Я сел в твидовое кресло, Ри опустилась на краешек кровати-раскладушки, Рамбла продолжала льнуть к ней. Дыхание девочки ненадолго участилось, потом снова замедлилось – она уснула.
– Наверное, не отдохнула еще, – сказала Ри. – Она у меня любительница поспать; в два месяца могла проспать всю ночь, не просыпаясь.
– Это хорошо. А когда вы забрали ее от Конни, что-нибудь изменилось?
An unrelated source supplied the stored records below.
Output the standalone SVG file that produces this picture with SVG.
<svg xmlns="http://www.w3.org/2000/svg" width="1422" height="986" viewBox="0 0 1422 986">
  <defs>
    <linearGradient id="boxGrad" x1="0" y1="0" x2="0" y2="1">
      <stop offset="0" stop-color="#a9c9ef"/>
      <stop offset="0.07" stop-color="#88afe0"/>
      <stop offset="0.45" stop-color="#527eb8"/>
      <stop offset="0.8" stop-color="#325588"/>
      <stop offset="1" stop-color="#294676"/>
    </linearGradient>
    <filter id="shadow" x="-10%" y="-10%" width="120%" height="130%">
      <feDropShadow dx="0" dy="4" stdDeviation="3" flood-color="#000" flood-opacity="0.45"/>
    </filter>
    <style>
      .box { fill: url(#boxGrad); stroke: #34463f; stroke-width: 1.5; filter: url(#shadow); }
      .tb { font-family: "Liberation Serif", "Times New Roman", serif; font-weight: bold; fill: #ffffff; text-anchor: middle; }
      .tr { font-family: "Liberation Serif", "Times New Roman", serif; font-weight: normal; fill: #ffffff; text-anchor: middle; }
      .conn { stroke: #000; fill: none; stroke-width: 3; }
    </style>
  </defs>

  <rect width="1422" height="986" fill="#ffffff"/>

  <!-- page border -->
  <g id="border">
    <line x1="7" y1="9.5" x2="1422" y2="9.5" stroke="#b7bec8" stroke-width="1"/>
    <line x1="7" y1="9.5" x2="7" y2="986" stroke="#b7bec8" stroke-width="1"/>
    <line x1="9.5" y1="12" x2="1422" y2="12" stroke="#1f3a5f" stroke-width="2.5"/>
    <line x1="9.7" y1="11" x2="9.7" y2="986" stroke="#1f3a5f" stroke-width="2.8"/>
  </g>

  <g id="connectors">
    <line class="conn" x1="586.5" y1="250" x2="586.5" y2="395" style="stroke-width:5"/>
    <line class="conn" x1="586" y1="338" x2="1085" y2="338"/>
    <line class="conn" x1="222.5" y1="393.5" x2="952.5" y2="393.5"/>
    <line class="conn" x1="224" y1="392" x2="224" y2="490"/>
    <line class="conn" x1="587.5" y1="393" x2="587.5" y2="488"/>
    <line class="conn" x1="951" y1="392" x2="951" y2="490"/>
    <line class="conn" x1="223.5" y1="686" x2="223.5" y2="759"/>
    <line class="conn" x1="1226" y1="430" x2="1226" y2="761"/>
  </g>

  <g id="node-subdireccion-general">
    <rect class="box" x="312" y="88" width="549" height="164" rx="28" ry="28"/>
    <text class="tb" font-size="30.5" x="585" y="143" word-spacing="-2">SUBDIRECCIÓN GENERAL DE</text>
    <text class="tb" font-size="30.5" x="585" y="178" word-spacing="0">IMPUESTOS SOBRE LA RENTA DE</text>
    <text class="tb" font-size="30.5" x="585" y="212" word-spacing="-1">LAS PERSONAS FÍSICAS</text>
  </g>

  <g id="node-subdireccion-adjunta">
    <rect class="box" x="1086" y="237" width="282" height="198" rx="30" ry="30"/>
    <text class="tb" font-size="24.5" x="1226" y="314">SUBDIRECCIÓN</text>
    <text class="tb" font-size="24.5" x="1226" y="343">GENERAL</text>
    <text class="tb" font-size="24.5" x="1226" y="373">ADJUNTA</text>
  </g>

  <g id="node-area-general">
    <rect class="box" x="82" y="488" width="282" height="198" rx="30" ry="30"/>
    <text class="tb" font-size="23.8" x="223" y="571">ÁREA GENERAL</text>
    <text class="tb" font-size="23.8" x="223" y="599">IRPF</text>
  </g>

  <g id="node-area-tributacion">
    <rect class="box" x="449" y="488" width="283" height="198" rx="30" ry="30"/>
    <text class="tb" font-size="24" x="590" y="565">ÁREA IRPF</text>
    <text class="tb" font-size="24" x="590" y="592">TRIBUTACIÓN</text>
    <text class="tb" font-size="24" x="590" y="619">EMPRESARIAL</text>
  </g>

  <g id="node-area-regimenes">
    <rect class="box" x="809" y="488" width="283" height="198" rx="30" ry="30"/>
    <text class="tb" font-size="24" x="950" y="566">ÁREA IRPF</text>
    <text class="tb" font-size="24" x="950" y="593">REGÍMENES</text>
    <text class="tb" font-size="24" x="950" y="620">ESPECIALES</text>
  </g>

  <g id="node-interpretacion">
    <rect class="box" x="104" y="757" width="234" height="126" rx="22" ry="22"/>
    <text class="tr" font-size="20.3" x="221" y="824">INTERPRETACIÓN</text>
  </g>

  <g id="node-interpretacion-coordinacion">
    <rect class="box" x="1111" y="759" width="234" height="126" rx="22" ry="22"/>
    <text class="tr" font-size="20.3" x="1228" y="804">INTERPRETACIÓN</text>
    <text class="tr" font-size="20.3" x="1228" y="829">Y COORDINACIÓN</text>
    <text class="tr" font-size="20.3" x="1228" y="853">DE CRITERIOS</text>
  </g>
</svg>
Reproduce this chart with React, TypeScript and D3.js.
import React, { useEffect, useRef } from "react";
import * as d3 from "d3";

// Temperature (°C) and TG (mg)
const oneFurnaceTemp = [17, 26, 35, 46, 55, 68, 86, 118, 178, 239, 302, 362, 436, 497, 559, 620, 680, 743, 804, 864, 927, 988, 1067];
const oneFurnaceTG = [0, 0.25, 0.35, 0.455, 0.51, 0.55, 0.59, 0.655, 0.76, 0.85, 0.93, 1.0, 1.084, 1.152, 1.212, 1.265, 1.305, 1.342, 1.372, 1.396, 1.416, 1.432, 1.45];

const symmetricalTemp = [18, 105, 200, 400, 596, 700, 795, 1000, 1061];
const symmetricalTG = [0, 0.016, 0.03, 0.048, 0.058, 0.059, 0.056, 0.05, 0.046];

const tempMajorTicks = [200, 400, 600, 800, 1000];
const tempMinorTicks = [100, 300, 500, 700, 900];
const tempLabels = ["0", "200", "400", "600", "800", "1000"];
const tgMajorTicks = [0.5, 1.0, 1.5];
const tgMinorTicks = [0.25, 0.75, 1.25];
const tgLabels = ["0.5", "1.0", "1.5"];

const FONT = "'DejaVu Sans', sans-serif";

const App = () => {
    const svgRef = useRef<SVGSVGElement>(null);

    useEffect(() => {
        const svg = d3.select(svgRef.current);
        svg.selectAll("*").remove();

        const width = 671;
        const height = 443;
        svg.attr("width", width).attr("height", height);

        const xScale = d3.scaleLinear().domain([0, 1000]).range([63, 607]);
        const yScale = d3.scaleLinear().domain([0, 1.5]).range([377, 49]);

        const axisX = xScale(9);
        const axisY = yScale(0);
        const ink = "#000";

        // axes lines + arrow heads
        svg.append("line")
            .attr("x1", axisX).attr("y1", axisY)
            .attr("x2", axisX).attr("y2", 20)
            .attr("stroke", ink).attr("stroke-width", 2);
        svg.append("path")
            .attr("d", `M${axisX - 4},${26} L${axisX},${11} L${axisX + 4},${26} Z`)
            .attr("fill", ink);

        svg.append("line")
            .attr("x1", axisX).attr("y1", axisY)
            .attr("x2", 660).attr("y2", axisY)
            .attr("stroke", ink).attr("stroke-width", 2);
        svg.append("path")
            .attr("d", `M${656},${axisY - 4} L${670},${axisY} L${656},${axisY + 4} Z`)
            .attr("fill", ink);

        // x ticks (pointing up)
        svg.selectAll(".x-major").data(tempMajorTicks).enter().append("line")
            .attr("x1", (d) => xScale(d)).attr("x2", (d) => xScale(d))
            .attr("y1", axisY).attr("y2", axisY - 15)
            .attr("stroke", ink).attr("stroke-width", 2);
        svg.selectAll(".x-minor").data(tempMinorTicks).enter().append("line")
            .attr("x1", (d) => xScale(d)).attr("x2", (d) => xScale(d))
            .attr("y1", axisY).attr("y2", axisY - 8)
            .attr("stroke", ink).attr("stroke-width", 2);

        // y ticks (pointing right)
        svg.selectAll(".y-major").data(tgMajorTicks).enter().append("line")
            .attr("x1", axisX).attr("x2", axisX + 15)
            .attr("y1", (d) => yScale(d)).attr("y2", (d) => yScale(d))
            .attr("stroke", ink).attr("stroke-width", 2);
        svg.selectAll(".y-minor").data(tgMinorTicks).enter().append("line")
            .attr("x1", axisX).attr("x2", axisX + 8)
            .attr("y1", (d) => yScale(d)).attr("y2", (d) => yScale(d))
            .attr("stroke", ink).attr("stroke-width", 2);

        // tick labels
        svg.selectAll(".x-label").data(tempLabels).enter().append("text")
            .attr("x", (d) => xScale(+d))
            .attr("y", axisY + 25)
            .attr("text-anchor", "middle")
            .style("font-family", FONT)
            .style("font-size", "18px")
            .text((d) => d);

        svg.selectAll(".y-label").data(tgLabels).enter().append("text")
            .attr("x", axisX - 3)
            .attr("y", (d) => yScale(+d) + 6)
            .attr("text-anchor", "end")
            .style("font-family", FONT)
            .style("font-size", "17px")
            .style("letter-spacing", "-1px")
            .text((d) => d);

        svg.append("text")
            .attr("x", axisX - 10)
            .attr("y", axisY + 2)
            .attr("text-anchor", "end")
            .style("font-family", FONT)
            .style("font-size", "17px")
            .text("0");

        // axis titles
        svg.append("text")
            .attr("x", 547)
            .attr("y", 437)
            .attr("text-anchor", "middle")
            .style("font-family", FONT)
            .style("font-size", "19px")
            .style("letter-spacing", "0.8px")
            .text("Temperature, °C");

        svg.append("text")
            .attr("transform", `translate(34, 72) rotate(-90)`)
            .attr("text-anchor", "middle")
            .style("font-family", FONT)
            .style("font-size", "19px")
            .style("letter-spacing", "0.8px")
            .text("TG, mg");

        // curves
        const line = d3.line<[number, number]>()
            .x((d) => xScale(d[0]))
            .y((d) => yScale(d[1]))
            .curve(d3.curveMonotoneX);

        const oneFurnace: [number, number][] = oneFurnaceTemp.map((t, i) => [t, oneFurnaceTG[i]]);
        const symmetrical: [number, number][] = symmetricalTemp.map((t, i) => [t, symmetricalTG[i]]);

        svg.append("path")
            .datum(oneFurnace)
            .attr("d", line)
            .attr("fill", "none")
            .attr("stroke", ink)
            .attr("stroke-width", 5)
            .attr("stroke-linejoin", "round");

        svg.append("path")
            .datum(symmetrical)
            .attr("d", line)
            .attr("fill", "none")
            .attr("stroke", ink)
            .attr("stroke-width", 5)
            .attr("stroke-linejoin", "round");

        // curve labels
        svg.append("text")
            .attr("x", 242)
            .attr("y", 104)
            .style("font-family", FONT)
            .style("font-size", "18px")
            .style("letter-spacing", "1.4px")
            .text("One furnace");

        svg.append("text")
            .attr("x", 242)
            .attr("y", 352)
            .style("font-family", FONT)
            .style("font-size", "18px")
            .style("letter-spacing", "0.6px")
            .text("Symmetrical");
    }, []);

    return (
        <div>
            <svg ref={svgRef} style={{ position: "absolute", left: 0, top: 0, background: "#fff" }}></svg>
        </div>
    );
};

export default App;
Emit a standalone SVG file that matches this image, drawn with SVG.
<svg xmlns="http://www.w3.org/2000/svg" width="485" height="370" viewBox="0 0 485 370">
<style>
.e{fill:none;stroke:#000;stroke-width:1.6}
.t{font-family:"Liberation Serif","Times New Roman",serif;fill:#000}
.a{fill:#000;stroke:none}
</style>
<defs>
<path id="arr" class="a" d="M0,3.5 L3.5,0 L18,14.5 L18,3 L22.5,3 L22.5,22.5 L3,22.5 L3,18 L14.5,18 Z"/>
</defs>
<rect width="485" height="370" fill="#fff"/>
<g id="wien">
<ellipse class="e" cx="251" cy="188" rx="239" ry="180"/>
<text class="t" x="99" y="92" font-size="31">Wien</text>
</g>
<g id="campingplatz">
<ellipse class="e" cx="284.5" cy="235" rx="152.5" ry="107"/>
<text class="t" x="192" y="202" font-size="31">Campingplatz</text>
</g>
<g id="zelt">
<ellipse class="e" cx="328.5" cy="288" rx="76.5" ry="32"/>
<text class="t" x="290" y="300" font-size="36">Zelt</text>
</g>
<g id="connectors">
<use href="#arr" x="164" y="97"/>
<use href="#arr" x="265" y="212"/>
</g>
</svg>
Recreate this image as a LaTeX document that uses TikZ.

– Вы имеете в виду, к худшему? Хотелось бы мне сказать «да», но, говоря по совести, с ней все было в порядке. Правда, она очень обрадовалась, увидев меня, так и скакнула мне в руки. В чем я совсем не была уверена – ну, знаете, думала, может, она забыла меня… Но она помнила.
– То есть она переключилась немедленно.
– Ага. – Шери подняла глаза к потолку. – Тоже не совсем правда. Сначала она как-то притихла. Когда я хотела ее поцеловать, она отворачивалась. Но недолго, может, с полдня, а потом все снова стало по-старому.
Медея Райт наверняка воспользовалась бы этим как доказательством того, что Конни Сайкс отлично справилась с ролью временной матери. А если Майрон Баллистер не дурак, то он наверняка повернул бы ситуацию в пользу Ри, заявив, что это пример врожденной привязанности ребенка к своей матери.